— begin GIVEN DATA —

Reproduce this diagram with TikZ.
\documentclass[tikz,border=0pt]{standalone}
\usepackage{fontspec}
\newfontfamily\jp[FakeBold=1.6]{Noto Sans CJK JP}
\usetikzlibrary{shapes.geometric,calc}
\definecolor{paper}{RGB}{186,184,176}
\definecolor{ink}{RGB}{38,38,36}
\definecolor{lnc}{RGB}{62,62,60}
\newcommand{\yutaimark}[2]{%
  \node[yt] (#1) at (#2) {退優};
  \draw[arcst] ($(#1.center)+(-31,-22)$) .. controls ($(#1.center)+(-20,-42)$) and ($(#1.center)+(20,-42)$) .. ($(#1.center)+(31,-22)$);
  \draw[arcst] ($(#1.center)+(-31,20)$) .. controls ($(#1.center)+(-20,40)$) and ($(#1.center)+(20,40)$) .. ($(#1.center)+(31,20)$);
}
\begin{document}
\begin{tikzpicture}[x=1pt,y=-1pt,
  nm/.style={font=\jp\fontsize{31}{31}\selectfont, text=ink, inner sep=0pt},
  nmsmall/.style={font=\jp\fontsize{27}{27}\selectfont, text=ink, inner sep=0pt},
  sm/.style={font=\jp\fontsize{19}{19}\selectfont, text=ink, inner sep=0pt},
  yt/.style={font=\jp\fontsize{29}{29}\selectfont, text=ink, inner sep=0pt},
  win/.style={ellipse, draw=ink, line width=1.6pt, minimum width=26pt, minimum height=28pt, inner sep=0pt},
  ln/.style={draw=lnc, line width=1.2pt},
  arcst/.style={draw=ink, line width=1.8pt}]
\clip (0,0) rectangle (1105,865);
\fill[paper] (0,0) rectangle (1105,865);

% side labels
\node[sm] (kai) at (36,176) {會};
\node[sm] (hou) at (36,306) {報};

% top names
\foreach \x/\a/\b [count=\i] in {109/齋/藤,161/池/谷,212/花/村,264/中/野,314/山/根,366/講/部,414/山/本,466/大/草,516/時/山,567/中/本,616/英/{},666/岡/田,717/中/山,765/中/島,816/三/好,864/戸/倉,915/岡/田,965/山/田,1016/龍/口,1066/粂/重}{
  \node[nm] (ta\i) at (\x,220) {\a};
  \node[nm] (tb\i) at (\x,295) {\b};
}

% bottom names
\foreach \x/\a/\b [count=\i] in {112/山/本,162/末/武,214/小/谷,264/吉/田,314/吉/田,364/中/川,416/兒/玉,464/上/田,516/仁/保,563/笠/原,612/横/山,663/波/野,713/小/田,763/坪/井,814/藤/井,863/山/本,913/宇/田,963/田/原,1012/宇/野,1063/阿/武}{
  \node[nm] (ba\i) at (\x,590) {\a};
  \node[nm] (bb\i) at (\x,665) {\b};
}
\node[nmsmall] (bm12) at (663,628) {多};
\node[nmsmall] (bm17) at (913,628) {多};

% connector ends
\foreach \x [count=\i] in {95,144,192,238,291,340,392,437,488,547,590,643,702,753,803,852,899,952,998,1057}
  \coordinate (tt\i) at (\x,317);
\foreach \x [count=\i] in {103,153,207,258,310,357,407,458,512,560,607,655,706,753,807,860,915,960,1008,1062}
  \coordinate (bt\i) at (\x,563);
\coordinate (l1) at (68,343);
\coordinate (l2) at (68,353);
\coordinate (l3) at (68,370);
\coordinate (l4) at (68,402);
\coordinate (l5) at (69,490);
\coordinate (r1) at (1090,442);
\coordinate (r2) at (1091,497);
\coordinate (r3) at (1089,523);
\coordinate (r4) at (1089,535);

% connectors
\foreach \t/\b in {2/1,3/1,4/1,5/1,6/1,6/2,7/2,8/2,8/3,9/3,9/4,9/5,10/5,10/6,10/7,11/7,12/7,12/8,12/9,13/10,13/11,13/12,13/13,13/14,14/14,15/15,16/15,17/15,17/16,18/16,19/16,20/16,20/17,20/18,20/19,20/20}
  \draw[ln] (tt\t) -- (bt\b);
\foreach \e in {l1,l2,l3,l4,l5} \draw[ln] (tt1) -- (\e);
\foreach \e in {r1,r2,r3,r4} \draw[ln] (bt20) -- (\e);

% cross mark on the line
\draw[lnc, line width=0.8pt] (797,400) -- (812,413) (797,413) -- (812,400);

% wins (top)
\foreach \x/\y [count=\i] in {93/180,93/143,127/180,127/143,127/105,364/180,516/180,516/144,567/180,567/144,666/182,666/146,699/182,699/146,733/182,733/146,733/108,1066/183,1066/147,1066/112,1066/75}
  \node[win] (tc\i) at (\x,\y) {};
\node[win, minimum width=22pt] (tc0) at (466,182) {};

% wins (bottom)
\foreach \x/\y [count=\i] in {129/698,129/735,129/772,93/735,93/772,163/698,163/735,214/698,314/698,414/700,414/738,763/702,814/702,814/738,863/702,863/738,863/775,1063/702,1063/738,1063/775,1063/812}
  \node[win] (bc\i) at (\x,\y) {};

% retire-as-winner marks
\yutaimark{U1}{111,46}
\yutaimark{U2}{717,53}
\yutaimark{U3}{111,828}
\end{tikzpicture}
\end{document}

— end GIVEN DATA —
— begin GIVEN DATA —

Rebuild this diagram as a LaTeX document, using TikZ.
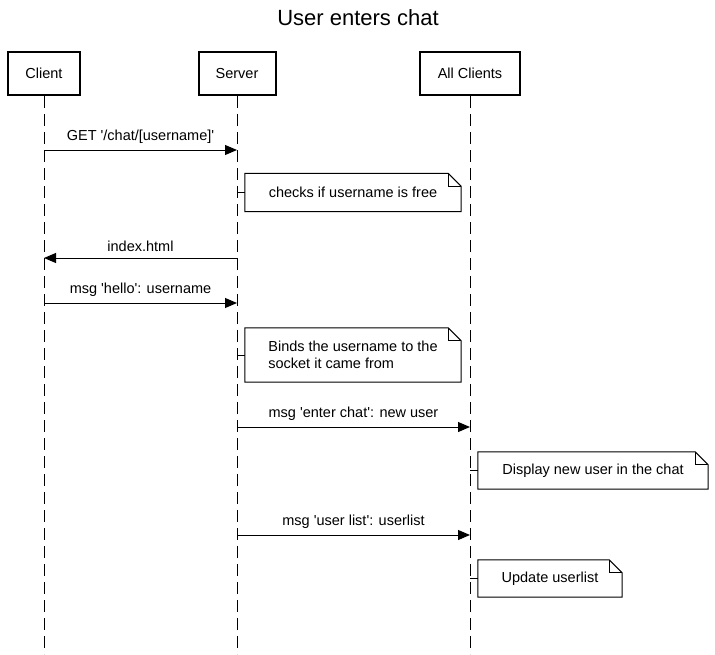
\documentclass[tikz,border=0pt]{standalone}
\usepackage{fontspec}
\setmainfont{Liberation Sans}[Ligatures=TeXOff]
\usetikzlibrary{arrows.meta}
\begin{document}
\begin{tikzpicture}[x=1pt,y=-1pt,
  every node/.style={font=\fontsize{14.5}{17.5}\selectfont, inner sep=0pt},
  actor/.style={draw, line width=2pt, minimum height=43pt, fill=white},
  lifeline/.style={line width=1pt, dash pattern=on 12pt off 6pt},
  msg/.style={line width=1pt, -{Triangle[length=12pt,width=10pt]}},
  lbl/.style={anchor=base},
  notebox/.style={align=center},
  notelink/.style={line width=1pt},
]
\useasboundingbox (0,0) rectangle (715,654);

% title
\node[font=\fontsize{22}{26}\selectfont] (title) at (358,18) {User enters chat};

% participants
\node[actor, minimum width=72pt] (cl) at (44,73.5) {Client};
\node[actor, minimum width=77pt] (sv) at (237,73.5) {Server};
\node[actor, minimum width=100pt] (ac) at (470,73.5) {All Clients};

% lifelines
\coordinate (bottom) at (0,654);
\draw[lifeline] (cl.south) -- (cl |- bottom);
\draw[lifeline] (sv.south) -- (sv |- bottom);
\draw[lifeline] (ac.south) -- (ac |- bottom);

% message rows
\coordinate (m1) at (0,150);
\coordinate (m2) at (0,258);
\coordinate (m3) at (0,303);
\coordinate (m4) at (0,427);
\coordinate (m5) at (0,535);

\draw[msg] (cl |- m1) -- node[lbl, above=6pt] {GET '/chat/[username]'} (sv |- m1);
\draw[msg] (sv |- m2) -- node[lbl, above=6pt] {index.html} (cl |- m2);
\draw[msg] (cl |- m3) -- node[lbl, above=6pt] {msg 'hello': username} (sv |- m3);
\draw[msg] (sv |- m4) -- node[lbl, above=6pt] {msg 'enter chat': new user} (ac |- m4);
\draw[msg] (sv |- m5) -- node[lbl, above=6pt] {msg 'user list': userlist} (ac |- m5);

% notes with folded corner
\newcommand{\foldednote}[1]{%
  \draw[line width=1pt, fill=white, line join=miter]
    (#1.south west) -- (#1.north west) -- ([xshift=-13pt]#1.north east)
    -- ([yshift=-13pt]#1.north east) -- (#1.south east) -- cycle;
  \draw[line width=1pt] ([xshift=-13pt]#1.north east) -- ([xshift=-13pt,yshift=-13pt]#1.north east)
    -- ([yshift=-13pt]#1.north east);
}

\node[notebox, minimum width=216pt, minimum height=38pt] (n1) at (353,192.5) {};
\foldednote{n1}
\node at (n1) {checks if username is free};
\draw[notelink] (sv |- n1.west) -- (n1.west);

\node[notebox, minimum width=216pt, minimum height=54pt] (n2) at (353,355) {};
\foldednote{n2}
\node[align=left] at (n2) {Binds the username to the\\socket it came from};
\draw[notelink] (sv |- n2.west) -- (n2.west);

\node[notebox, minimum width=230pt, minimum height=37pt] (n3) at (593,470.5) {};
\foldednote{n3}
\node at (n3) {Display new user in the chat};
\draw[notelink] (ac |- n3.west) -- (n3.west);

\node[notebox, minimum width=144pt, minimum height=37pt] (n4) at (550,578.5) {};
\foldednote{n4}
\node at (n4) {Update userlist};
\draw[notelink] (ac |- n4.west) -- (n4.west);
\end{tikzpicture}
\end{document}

— end GIVEN DATA —

# WORK TO BE COMPLETED
Retype only the lines above from the one with "Rebuild this diagram" through the one with "(ac |- bottom);", exactly and with both ends. Images stay out.

# THE RESPONSE
Rebuild this diagram as a LaTeX document, using TikZ.
\documentclass[tikz,border=0pt]{standalone}
\usepackage{fontspec}
\setmainfont{Liberation Sans}[Ligatures=TeXOff]
\usetikzlibrary{arrows.meta}
\begin{document}
\begin{tikzpicture}[x=1pt,y=-1pt,
  every node/.style={font=\fontsize{14.5}{17.5}\selectfont, inner sep=0pt},
  actor/.style={draw, line width=2pt, minimum height=43pt, fill=white},
  lifeline/.style={line width=1pt, dash pattern=on 12pt off 6pt},
  msg/.style={line width=1pt, -{Triangle[length=12pt,width=10pt]}},
  lbl/.style={anchor=base},
  notebox/.style={align=center},
  notelink/.style={line width=1pt},
]
\useasboundingbox (0,0) rectangle (715,654);

% title
\node[font=\fontsize{22}{26}\selectfont] (title) at (358,18) {User enters chat};

% participants
\node[actor, minimum width=72pt] (cl) at (44,73.5) {Client};
\node[actor, minimum width=77pt] (sv) at (237,73.5) {Server};
\node[actor, minimum width=100pt] (ac) at (470,73.5) {All Clients};

% lifelines
\coordinate (bottom) at (0,654);
\draw[lifeline] (cl.south) -- (cl |- bottom);
\draw[lifeline] (sv.south) -- (sv |- bottom);
\draw[lifeline] (ac.south) -- (ac |- bottom);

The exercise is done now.